On November 21, 2012, the Environmental Protection Agency (EPA) announced that four seafood processing vessels failed to comply with federal Clean Water Act permits. The processors were all operating in federal waters off of the Alaska coast, and they each violated the Clean Water Act during seafood waste discharges.
The EPA has reached a recent settlement with the following companies: Aleutian Spray Fisheries, Inc, United States Seafoods, LLC, and Ocean Peace Inc. The EPA was able to conclude that these companies and their vessels dumped millions of pounds of seafood waste into the Bering Sea, Gulf of Alaska, and the North Pacific Ocean.
Under the Clean Water Act, seafood processors are required to ground certain types of seafood into certain sizes before discharge into the water to allow for the greatest amount of dispersion. Under the companies’ specific permit for remote areas of Alaska, the seafood waste had to be ground to a maximum of ½ inch.
The vessels were processing Pacific cod, Atka mackerel, flathead sole, Pacific Ocean perch, yellowfin sole, and rock sole.
Aleutian Spray Fisheries, Inc.
The company violated its permits between 2007 and 2011. The EPA is requiring the company to pay a $120,000 fine after an inspection of the F/V Siberian Sea and F/V US Liberator proved the company was not keeping records of its discharges nor having its seafood waste treatment systems inspected.
Ocean Peace, Inc.
During an inspection in December of 2010, the EPA concluded the F/T Ocean Peace was not fulfilling the 1/2 inch grind requirement. The company also failed to take samples of the waste and failed to keep proper records showing the treatment systems were inspected. The company violated the Clean Water Act permits from 2007 to 2010 and agreed to pay a fine of $98,000.
United States Seafoods, LLC
The EPA inspected the F/T Ocean Alaska in September of 2011. During the inspection, the EPA concluded the vessel failed to keep records showing the waste treatment was regularly inspected. The violations took place between 2007 and 2010, and the company agreed to pay a $98,000 fine.

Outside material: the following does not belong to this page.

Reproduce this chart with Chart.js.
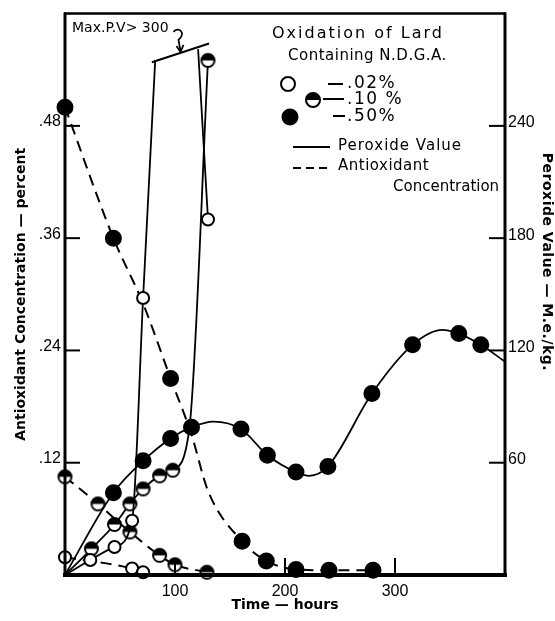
<!DOCTYPE html>
<html>
<head>
<meta charset="utf-8">
<script src="https://cdn.jsdelivr.net/npm/chart.js@4.4.1/dist/chart.umd.min.js"></script>
<style>
  html, body { margin: 0; padding: 0; background: #fff; }
</style>
</head>
<body>
<canvas id="lardChart" width="555" height="621"></canvas>
<script>
// tick labels
var xTicks = [100, 200, 300];
var aoTicks = [0.12, 0.24, 0.36, 0.48];
var pvTicks = [60, 120, 180, 240];

// Peroxide value (M.e./kg) - solid lines. marked = drawn with a circle
var pv02Hours = [0, 23, 45, 61, 71, 82, 100, 121, 130];
var pv02Values = [0, 8, 15, 29, 148, 275, null, 281, 190];
var pv02Marked = [0, 1, 1, 1, 1, 0, 0, 0, 1];

var pv10Hours = [0, 24, 45, 59, 71, 86, 98, 113, 130];
var pv10Values = [0, 14, 27, 38, 46, 53, 56, 78, 275];
var pv10Marked = [0, 1, 1, 1, 1, 1, 1, 0, 1];

var pv50Hours = [0, 44, 71, 96, 115, 135, 160, 184, 210, 222, 239, 279, 316, 343, 358, 378, 400];
var pv50Values = [0, 44, 61, 73, 79, 82, 78, 64, 55, 53, 58, 97, 123, 131, 129, 123, 114];
var pv50Marked = [0, 1, 1, 1, 1, 0, 1, 1, 1, 0, 1, 1, 1, 0, 1, 1, 0];

// Antioxidant concentration (percent) - dashed lines
var ao02Hours = [0, 61, 71];
var ao02Values = [0.019, 0.007, 0.003];
var ao02Marked = [1, 1, 1];

var ao10Hours = [0, 30, 59, 86, 100, 129];
var ao10Values = [0.105, 0.076, 0.046, 0.021, 0.011, 0.003];
var ao10Marked = [1, 1, 1, 1, 1, 1];

var ao50Hours = [0, 44, 71, 96, 115, 130, 161, 183, 210, 240, 280];
var ao50Values = [0.50, 0.36, 0.29, 0.21, 0.15, 0.09, 0.036, 0.015, 0.006, 0.005, 0.005];
var ao50Marked = [1, 1, 0, 1, 0, 0, 1, 1, 1, 1, 1];

// "Max P.V > 300" break line
var breakHours = [79, 131];
var breakValues = [274, 284];

function drawMark(ctx, kind, cx, cy, r) {
  ctx.save();
  ctx.lineWidth = 2;
  ctx.strokeStyle = '#000';
  ctx.fillStyle = kind === 'filled' ? '#000' : '#fff';
  ctx.beginPath();
  ctx.arc(cx, cy, r, 0, Math.PI * 2);
  ctx.fill();
  ctx.stroke();
  if (kind === 'half') {
    ctx.beginPath();
    ctx.arc(cx, cy, r, Math.PI, 0);
    ctx.closePath();
    ctx.fillStyle = '#000';
    ctx.fill();
  }
  ctx.restore();
}

function halfMark(r) {
  var c = document.createElement('canvas');
  var s = Math.ceil(r * 2 + 4);
  c.width = s;
  c.height = s;
  drawMark(c.getContext('2d'), 'half', s / 2, s / 2, r);
  return c;
}
var halfStyle = halfMark(6.5);

function series(hours, values, marked, axis, kind, dashed) {
  return {
    data: hours.map(function(h, i) { return {x: h, y: values[i]}; }),
    yAxisID: axis,
    borderColor: '#000',
    borderWidth: dashed ? 2 : 1.8,
    borderDash: dashed ? [11, 7] : [],
    fill: false,
    cubicInterpolationMode: 'monotone',
    spanGaps: false,
    clip: false,
    pointStyle: kind === 'half' ? halfStyle : 'circle',
    pointRadius: function(c) { return marked[c.dataIndex] ? (kind === 'filled' ? 7.5 : 6) : 0; },
    pointBackgroundColor: kind === 'filled' ? '#000' : '#fff',
    pointBorderColor: '#000',
    pointBorderWidth: 2
  };
}

function fixedTicks(list) {
  return function(scale) {
    scale.ticks = list.map(function(v) { return {value: v}; });
  };
}

var notes = {
  id: 'notes',
  afterDatasetsDraw: function(chart) {
    var ctx = chart.ctx, a = chart.chartArea;
    var x = chart.scales.x, ao = chart.scales.ao;
    ctx.save();
    ctx.strokeStyle = '#000';
    ctx.lineCap = 'butt';
    function seg(x1, y1, x2, y2, w) {
      ctx.lineWidth = w;
      ctx.beginPath(); ctx.moveTo(x1, y1); ctx.lineTo(x2, y2); ctx.stroke();
    }
    // frame
    seg(a.left, a.top - 1, a.left, a.bottom + 2, 3);
    seg(a.right, a.top - 1, a.right, a.bottom + 2, 3);
    seg(a.left - 1, a.top, a.right + 1, a.top, 2.5);
    seg(a.left - 2, a.bottom, a.right + 2, a.bottom, 4);
    // inward ticks
    aoTicks.forEach(function(v) {
      var y = ao.getPixelForValue(v);
      seg(a.left, y, a.left + 15, y, 2);
    });
    var pv = chart.scales.pv;
    pvTicks.forEach(function(v) {
      var y = pv.getPixelForValue(v);
      seg(a.right - 16, y, a.right, y, 2);
    });
    xTicks.forEach(function(v) {
      var px = x.getPixelForValue(v);
      seg(px, a.bottom, px, a.bottom - 17, 2);
    });
    ctx.restore();
  },
  afterDraw: function(chart) {
    var ctx = chart.ctx;
    var x = chart.scales.x, pv = chart.scales.pv;
    ctx.save();
    ctx.fillStyle = '#000';
    ctx.strokeStyle = '#000';
    ctx.textBaseline = 'middle';
    ctx.textAlign = 'left';
    function text(s, tx, ty, font, spacing) {
      ctx.font = font;
      ctx.letterSpacing = spacing || '0px';
      ctx.fillText(s, tx, ty);
    }
    function seg(x1, y1, x2, y2, w, dash) {
      ctx.lineWidth = w;
      ctx.setLineDash(dash || []);
      ctx.beginPath(); ctx.moveTo(x1, y1); ctx.lineTo(x2, y2); ctx.stroke();
      ctx.setLineDash([]);
    }
    var f = '"DejaVu Sans", sans-serif';

    // legend
    text('Oxidation of Lard', 272, 34, '16px ' + f, '2px');
    text('Containing N.D.G.A.', 288, 56, '15px ' + f, '0.5px');
    drawMark(ctx, 'open', 288, 84, 7);
    drawMark(ctx, 'half', 313, 100, 7);
    drawMark(ctx, 'filled', 290, 117, 7.5);
    seg(328, 84, 343, 84, 2);
    seg(323, 99, 344, 99, 2);
    seg(333, 116, 345, 116, 2);
    text('.02%', 347, 84, '17px ' + f, '1.5px');
    text('.10 %', 347, 100, '17px ' + f, '1.5px');
    text('.50%', 347, 117, '17px ' + f, '1.5px');
    seg(293, 147, 330, 147, 2);
    text('Peroxide Value', 338, 146, '15px ' + f, '1px');
    seg(293, 168, 330, 168, 2, [8, 5]);
    text('Antioxidant', 338, 166, '15px ' + f, '0.5px');
    text('Concentration', 393, 187, '15px ' + f, '0px');

    // right axis title
    ctx.save();
    ctx.translate(547, 262);
    ctx.rotate(Math.PI / 2);
    ctx.textAlign = 'center';
    text('Peroxide Value \u2014 M.e./kg.', 0, 0, 'bold 14px ' + f, '0.5px');
    ctx.restore();

    // max P.V. note with arrow to the break line
    text('Max.P.V> 300', 72, 28, '14px ' + f, '0px');
    var bx0 = x.getPixelForValue(breakHours[0]), by0 = pv.getPixelForValue(breakValues[0]);
    var bx1 = x.getPixelForValue(breakHours[1]), by1 = pv.getPixelForValue(breakValues[1]);
    var mx = x.getPixelForValue(105);
    var my = by0 + (by1 - by0) * (mx - bx0) / (bx1 - bx0);
    ctx.lineWidth = 1.8;
    ctx.beginPath();
    ctx.moveTo(mx - 7, my - 21);
    ctx.bezierCurveTo(mx - 2, my - 27, mx + 6, my - 20, mx - 2, my - 13);
    ctx.lineTo(mx, my - 2);
    ctx.stroke();
    ctx.beginPath();
    ctx.moveTo(mx - 4, my - 7);
    ctx.lineTo(mx, my - 1);
    ctx.lineTo(mx + 3, my - 8);
    ctx.stroke();
    ctx.restore();
  }
};

var tickFont = {family: '"Liberation Sans", sans-serif', size: 16};
var titleFont = {family: '"DejaVu Sans", sans-serif', size: 14, weight: 'bold'};

var myChart = new Chart(document.getElementById('lardChart').getContext('2d'), {
  type: 'line',
  data: {
    datasets: [
      series(pv02Hours, pv02Values, pv02Marked, 'pv', 'open', false),
      series(pv10Hours, pv10Values, pv10Marked, 'pv', 'half', false),
      series(pv50Hours, pv50Values, pv50Marked, 'pv', 'filled', false),
      series(ao02Hours, ao02Values, ao02Marked, 'ao', 'open', true),
      series(ao10Hours, ao10Values, ao10Marked, 'ao', 'half', true),
      series(ao50Hours, ao50Values, ao50Marked, 'ao', 'filled', true),
      {
        data: breakHours.map(function(h, i) { return {x: h, y: breakValues[i]}; }),
        yAxisID: 'pv',
        borderColor: '#000',
        borderWidth: 2,
        pointRadius: 0,
        tension: 0
      }
    ]
  },
  options: {
    responsive: false,
    animation: false,
    events: [],
    layout: {padding: {top: 12, left: 0, right: 0, bottom: 0}},
    plugins: {legend: {display: false}, tooltip: {enabled: false}},
    scales: {
      x: {
        type: 'linear',
        min: 0,
        max: 400,
        grid: {display: false, drawTicks: false},
        border: {display: false},
        afterBuildTicks: fixedTicks(xTicks),
        afterFit: function(s) { s.height = 46; },
        ticks: {font: tickFont, color: '#000', padding: 7, callback: function(v) { return String(v); }},
        title: {display: true, text: 'Time \u2014 hours', font: titleFont, color: '#000', padding: {top: 0, bottom: 7}}
      },
      ao: {
        type: 'linear',
        position: 'left',
        min: 0,
        max: 0.6,
        grid: {display: false, drawTicks: false},
        border: {display: false},
        afterBuildTicks: fixedTicks(aoTicks),
        afterFit: function(s) { s.width = 65; },
        ticks: {font: tickFont, color: '#000', padding: 4, labelOffset: -4,
          callback: function(v) { return v.toFixed(2).replace(/^0/, ''); }},
        title: {display: true, text: 'Antioxidant Concentration \u2014 percent', font: titleFont, color: '#000', padding: {top: 13, bottom: 0}}
      },
      pv: {
        type: 'linear',
        position: 'right',
        min: 0,
        max: 300,
        grid: {display: false, drawTicks: false},
        border: {display: false},
        afterBuildTicks: fixedTicks(pvTicks),
        afterFit: function(s) { s.width = 50; },
        ticks: {font: tickFont, color: '#000', padding: 3, labelOffset: -3,
          callback: function(v) { return String(v); }}
      }
    }
  },
  plugins: [notes]
});
</script>
</body>
</html>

Jeff KenKnight, EPA’s National Pollutant Discharge Elimination System Compliance Unit manager in Seattle, stated: “These permits are intended to protect Alaska's marine habitat and species. Companies processing seafood must all play by the same rules and comply with the permit conditions. In general, we find that seafood processing vessels are staying in compliance, but when they don’t, it can have negative consequences.”